In 2011, cephalopods, Pangasius, shrimp, sea fish and bivalve molluscs were the most common seafood commodities exported to Italian market.
Italy is Viet Nam’s third largest importer of squid and octopus, after South Korea and Japan. The country accounts for 66% of the EU’s cephalopod import from Viet Nam. Demand for cephalopods and bivalves is high in Italy because they constitute the main ingredients of the traditional spaghetti.
For decades, Viet Nam’s squid and octopus export to Italy has steadily increased. It hit the record US$71 million in 2008. After the decline in 2009, it recovered and rose to US$63.4 million, up 31.2% against 2009. In the first 10 months of 2011, export value reached US$ 68.5 million, up 37.6% year on year. In recent years, Pangasius fillet is the second most important aquatic item of Viet Nam exported to this market. In 2008, the import value reached a record of US$41 million. In 2009, this amount decreased but gradually recovered in 2010. In 2011, Italy’s Pangasius import value amounted to US$37 million, surpassing the value of 2010 (US$26.5 million). Although Italy consumes less Pangasius than other EU countries, this fish can offset the lack of white fish supply in domestic market such as sea bass and seabream. Moreover, the fish is acceptable among the middle class, including many immigrants. Demand for Pangasius fillet is expected to rise despite the eurozone crisis.

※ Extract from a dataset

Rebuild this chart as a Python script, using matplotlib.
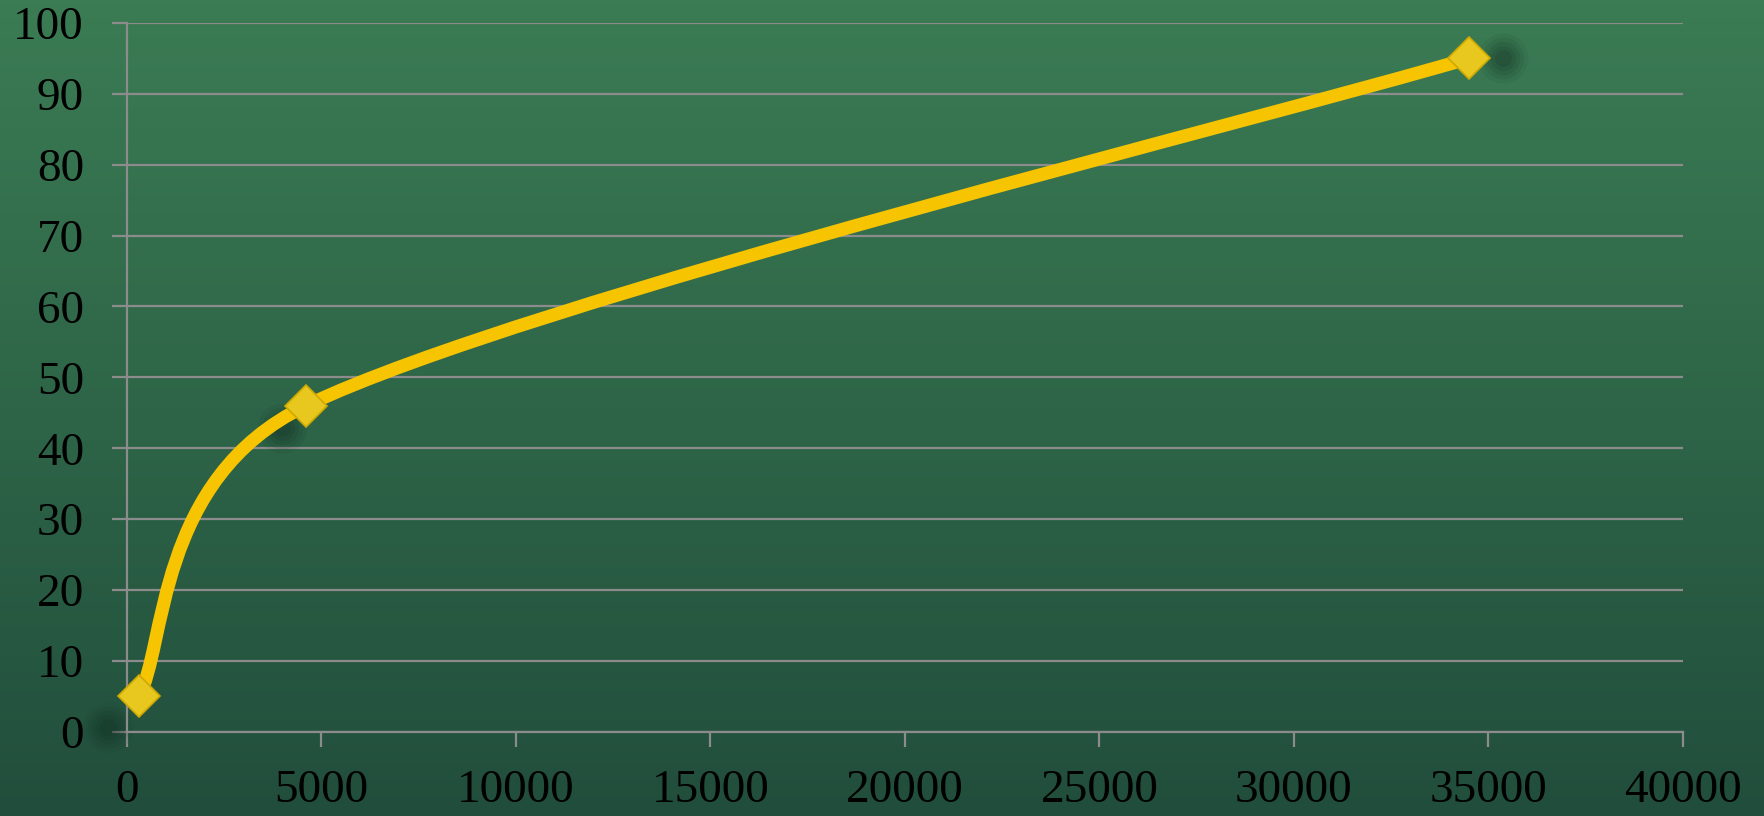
import matplotlib.pyplot as plt
import numpy as np
from matplotlib.path import Path
from matplotlib.patches import PathPatch
from matplotlib import transforms

# data
x_vals = [300, 4600, 34500]
y_vals = [5, 46, 95]
x_ticks = [0, 5000, 10000, 15000, 20000, 25000, 30000, 35000, 40000]
y_ticks = [0, 10, 20, 30, 40, 50, 60, 70, 80, 90, 100]

plt.rcParams['font.family'] = ['Liberation Serif', 'DejaVu Serif']

fig = plt.figure(figsize=(17.64, 8.16), dpi=100)

# chalkboard style background gradient
bg = fig.add_axes([0, 0, 1, 1], zorder=-10)
grad = np.linspace(0, 1, 256).reshape(-1, 1)
top = np.array([59, 124, 84]) / 255
bot = np.array([33, 78, 60]) / 255
img = top + (bot - top) * grad[..., None]
bg.imshow(img, aspect='auto', extent=[0, 1, 0, 1])
bg.axis('off')

ax = fig.add_axes([0.072, 0.103, 0.882, 0.869])
ax.patch.set_alpha(0)
ax.set_xlim(0, 40000)
ax.set_ylim(0, 100)
ax.set_xticks(x_ticks)
ax.set_yticks(y_ticks)
ax.tick_params(axis='both', colors='#8c8c8c', labelcolor='black', labelsize=34,
               length=11, width=1.6)
ax.tick_params(axis='y', pad=20)
ax.tick_params(axis='x', pad=16)
ax.grid(axis='y', color='#8c8c8c', lw=1.6)
ax.set_axisbelow(True)
for s in ['top', 'right']:
    ax.spines[s].set_visible(False)
for s in ['left', 'bottom']:
    ax.spines[s].set_color('#8c8c8c')
    ax.spines[s].set_linewidth(1.6)


def smooth_ctrl(p0, p1, p2, p3):
    # spreadsheet-style smoothing: bezier control points between p1 and p2
    d02 = np.linalg.norm(p2 - p0)
    d12 = np.linalg.norm(p2 - p1)
    d13 = np.linalg.norm(p3 - p1)
    f1 = 1 / 6 if d02 / 6 < d12 / 2 else d12 / d02 / 2
    f2 = 1 / 6 if d13 / 6 < d12 / 2 else d12 / d13 / 2
    return p1 + (p2 - p0) * f1, p2 - (p3 - p1) * f2


pts = ax.transData.transform(np.column_stack([x_vals, y_vals]))
ext = np.vstack([pts[:1], pts, pts[-1:]])
verts = [pts[0]]
for i in range(len(pts) - 1):
    b1, b2 = smooth_ctrl(ext[i], ext[i + 1], ext[i + 2], ext[i + 3])
    verts += [b1, b2, pts[i + 1]]
verts = ax.transData.inverted().transform(np.array(verts))
codes = [Path.MOVETO] + [Path.CURVE4] * (len(verts) - 1)
ax.add_patch(PathPatch(Path(verts, codes), fill=False, ec='#f6c400', lw=9.5,
                       capstyle='butt', zorder=3))

# soft marker shadows
offsets = [(-31, -31), (-24, -22), (34, 0)]
for (xv, yv), (dx, dy) in zip(zip(x_vals, y_vals), offsets):
    tr = transforms.offset_copy(ax.transData, fig=fig, x=dx, y=dy, units='dots')
    for r, a in zip([36, 30, 24, 18, 12], [0.07, 0.09, 0.11, 0.13, 0.15]):
        ax.plot(xv, yv, 'o', ms=r, color='#102a1e', alpha=a, mec='none',
                transform=tr, zorder=2, clip_on=False)

ax.plot(x_vals, y_vals, 'D', ms=21, color='#e8c81e', mec='#cda800', mew=1.2,
        zorder=4, clip_on=False)

plt.savefig('out.png', dpi=100)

Frozen shrimp is the third largest seafood item exported to Italy. Though the export value is still low, the growth rate has been remarkable in the recent years. In 2011, Viet Nam's shrimp export value to Italy reached US$22 million, higher than the value of 2010 (US$15.1 million). Italy consumes mainly cheap small- sized shrimp. Medium-sized shrimp is less popular and used mostly in restaurants.
Italy also imports about US$15- 20 million worth of sea fish fillets. Among the various fishes imported, tuna is the most important.
Italy is taking measures to preserve and restore the depleting fishery stock in line with Common Fisheries Policy in Europe. The Government looks to strengthen the control of mesh sizes and fishing effort. Therefore, seafood import is a solution to balance the seafood supply and demand on the market.
However, the Italian buyers often pay less than their colleagues in Europe for seafood, especially Pangasius and some kinds of mollusks. Besides, the ordered volume is inconsiderable.